Write out the whole listing again, exactly as given.

┌────────

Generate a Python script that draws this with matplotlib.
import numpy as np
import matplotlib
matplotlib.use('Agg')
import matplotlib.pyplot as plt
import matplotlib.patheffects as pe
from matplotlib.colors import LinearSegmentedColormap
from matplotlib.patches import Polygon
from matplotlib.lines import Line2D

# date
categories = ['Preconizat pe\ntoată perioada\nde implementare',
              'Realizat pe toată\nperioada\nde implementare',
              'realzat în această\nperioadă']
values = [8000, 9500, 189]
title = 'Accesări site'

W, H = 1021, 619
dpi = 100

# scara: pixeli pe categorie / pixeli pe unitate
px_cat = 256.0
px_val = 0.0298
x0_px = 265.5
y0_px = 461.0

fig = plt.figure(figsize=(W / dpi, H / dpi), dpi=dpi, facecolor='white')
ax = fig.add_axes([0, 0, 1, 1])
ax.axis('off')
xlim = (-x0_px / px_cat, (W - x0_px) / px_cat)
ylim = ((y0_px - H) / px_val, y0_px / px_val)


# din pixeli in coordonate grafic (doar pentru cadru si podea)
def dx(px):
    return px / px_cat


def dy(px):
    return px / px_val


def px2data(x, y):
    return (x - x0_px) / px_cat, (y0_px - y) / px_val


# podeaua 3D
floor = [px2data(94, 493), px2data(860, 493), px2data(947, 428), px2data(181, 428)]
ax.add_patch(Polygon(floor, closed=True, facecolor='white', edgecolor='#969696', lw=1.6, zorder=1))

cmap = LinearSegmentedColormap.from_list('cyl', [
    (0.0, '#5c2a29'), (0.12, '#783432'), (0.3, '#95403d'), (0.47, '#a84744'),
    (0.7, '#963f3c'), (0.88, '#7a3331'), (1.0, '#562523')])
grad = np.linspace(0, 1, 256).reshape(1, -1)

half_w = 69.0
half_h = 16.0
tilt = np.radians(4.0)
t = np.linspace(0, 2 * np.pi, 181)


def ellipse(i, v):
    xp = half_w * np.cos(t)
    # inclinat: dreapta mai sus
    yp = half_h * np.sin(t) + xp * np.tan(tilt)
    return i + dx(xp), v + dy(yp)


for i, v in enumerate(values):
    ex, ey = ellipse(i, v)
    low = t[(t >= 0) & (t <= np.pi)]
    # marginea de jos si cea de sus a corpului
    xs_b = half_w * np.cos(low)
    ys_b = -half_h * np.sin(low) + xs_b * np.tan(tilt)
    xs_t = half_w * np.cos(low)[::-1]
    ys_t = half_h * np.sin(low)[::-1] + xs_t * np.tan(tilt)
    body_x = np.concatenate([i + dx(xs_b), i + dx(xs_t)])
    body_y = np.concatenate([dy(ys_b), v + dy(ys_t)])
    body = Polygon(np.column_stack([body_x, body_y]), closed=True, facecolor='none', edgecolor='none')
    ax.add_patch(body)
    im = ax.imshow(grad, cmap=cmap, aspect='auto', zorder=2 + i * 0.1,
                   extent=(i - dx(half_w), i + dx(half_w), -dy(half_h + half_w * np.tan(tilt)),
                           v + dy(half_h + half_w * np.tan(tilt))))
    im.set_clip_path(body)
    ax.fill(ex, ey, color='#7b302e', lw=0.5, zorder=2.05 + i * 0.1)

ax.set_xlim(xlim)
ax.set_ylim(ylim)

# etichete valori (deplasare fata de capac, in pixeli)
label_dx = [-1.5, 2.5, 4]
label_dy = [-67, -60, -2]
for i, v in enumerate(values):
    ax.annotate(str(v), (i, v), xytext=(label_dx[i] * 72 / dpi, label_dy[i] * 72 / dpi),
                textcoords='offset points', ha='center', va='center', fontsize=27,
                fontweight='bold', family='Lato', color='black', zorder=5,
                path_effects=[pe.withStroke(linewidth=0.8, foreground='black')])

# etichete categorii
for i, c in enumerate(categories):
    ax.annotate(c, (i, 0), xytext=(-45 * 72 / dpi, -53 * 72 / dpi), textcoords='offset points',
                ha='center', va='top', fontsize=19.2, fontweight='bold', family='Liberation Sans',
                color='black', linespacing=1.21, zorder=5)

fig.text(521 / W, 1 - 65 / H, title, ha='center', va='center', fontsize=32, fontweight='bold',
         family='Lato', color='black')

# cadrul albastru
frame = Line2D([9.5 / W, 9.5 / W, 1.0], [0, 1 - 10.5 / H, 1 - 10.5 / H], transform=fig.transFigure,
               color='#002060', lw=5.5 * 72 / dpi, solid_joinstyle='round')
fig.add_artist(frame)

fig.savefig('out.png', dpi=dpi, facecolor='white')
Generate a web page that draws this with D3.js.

└────────

◆ **Exercise solution**:
Generate a Python script that draws this with matplotlib.
import numpy as np
import matplotlib
matplotlib.use('Agg')
import matplotlib.pyplot as plt
import matplotlib.patheffects as pe
from matplotlib.colors import LinearSegmentedColormap
from matplotlib.patches import Polygon
from matplotlib.lines import Line2D

# date
categories = ['Preconizat pe\ntoată perioada\nde implementare',
              'Realizat pe toată\nperioada\nde implementare',
              'realzat în această\nperioadă']
values = [8000, 9500, 189]
title = 'Accesări site'

W, H = 1021, 619
dpi = 100

# scara: pixeli pe categorie / pixeli pe unitate
px_cat = 256.0
px_val = 0.0298
x0_px = 265.5
y0_px = 461.0

fig = plt.figure(figsize=(W / dpi, H / dpi), dpi=dpi, facecolor='white')
ax = fig.add_axes([0, 0, 1, 1])
ax.axis('off')
xlim = (-x0_px / px_cat, (W - x0_px) / px_cat)
ylim = ((y0_px - H) / px_val, y0_px / px_val)


# din pixeli in coordonate grafic (doar pentru cadru si podea)
def dx(px):
    return px / px_cat


def dy(px):
    return px / px_val


def px2data(x, y):
    return (x - x0_px) / px_cat, (y0_px - y) / px_val


# podeaua 3D
floor = [px2data(94, 493), px2data(860, 493), px2data(947, 428), px2data(181, 428)]
ax.add_patch(Polygon(floor, closed=True, facecolor='white', edgecolor='#969696', lw=1.6, zorder=1))

cmap = LinearSegmentedColormap.from_list('cyl', [
    (0.0, '#5c2a29'), (0.12, '#783432'), (0.3, '#95403d'), (0.47, '#a84744'),
    (0.7, '#963f3c'), (0.88, '#7a3331'), (1.0, '#562523')])
grad = np.linspace(0, 1, 256).reshape(1, -1)

half_w = 69.0
half_h = 16.0
tilt = np.radians(4.0)
t = np.linspace(0, 2 * np.pi, 181)


def ellipse(i, v):
    xp = half_w * np.cos(t)
    # inclinat: dreapta mai sus
    yp = half_h * np.sin(t) + xp * np.tan(tilt)
    return i + dx(xp), v + dy(yp)


for i, v in enumerate(values):
    ex, ey = ellipse(i, v)
    low = t[(t >= 0) & (t <= np.pi)]
    # marginea de jos si cea de sus a corpului
    xs_b = half_w * np.cos(low)
    ys_b = -half_h * np.sin(low) + xs_b * np.tan(tilt)
    xs_t = half_w * np.cos(low)[::-1]
    ys_t = half_h * np.sin(low)[::-1] + xs_t * np.tan(tilt)
    body_x = np.concatenate([i + dx(xs_b), i + dx(xs_t)])
    body_y = np.concatenate([dy(ys_b), v + dy(ys_t)])
    body = Polygon(np.column_stack([body_x, body_y]), closed=True, facecolor='none', edgecolor='none')
    ax.add_patch(body)
    im = ax.imshow(grad, cmap=cmap, aspect='auto', zorder=2 + i * 0.1,
                   extent=(i - dx(half_w), i + dx(half_w), -dy(half_h + half_w * np.tan(tilt)),
                           v + dy(half_h + half_w * np.tan(tilt))))
    im.set_clip_path(body)
    ax.fill(ex, ey, color='#7b302e', lw=0.5, zorder=2.05 + i * 0.1)

ax.set_xlim(xlim)
ax.set_ylim(ylim)

# etichete valori (deplasare fata de capac, in pixeli)
label_dx = [-1.5, 2.5, 4]
label_dy = [-67, -60, -2]
for i, v in enumerate(values):
    ax.annotate(str(v), (i, v), xytext=(label_dx[i] * 72 / dpi, label_dy[i] * 72 / dpi),
                textcoords='offset points', ha='center', va='center', fontsize=27,
                fontweight='bold', family='Lato', color='black', zorder=5,
                path_effects=[pe.withStroke(linewidth=0.8, foreground='black')])

# etichete categorii
for i, c in enumerate(categories):
    ax.annotate(c, (i, 0), xytext=(-45 * 72 / dpi, -53 * 72 / dpi), textcoords='offset points',
                ha='center', va='top', fontsize=19.2, fontweight='bold', family='Liberation Sans',
                color='black', linespacing=1.21, zorder=5)

fig.text(521 / W, 1 - 65 / H, title, ha='center', va='center', fontsize=32, fontweight='bold',
         family='Lato', color='black')

# cadrul albastru
frame = Line2D([9.5 / W, 9.5 / W, 1.0], [0, 1 - 10.5 / H, 1 - 10.5 / H], transform=fig.transFigure,
               color='#002060', lw=5.5 * 72 / dpi, solid_joinstyle='round')
fig.add_artist(frame)

fig.savefig('out.png', dpi=dpi, facecolor='white')
Generate a web page that draws this with D3.js.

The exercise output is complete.